Park’s strict training regimen started with a reason. She used to garner much attention in 2004 when she was a freshman in high school for competing in the 200m individual medley at the 2004 Summer Olympics in Athens. Then, she was called a successor to Choi Yun-hui, a famous female swimmer in South Korea. However, Park was soon forgotten due to injuries and had not made it to the national swim team since 2011.

After training consistently for years, Park finally got her chance in 2018 at the age of 30. She won first place in the 200m individual freestyle at the Korean National Sports Festival for the first time in seven years.
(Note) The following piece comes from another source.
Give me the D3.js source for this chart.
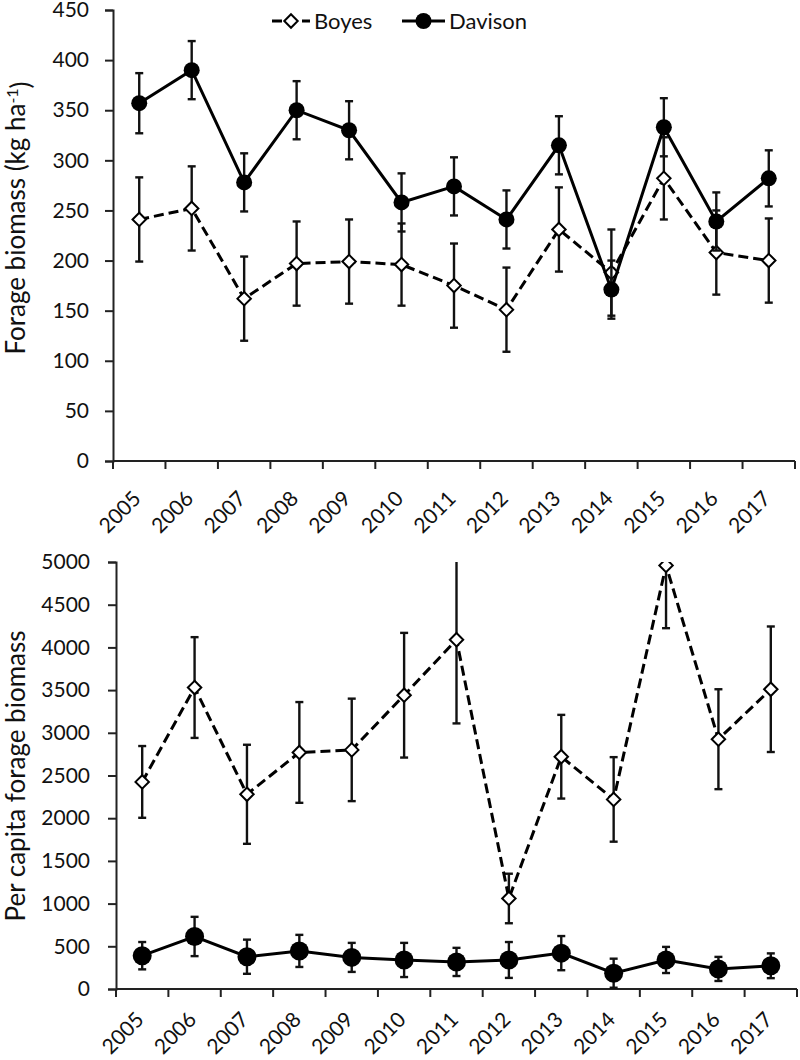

She put her name again on the list of national swimmers in the following year and competed in the women’s 800m relay at the FINA World Championships in Gwangju.

The South Korean team won the 12th position in the women’s 800m relay and earned a ticket to the Tokyo Olympics. Park’s goal for the upcoming Olympics is to be selected as one of the four swimmers to compete in the relay, as well as to swim for the 200m individual freestyle race. She should win first place at a selection contest for the national team to achieve these goals. She will turn 34 next year. It won’t be easy for her but Park continues to train hard as she understands its importance.

On Sunday when it began raining early in the morning, Park sent a picture taken on top of Mount Buram in Seoul. Park’s preparation for her last Olympics continues.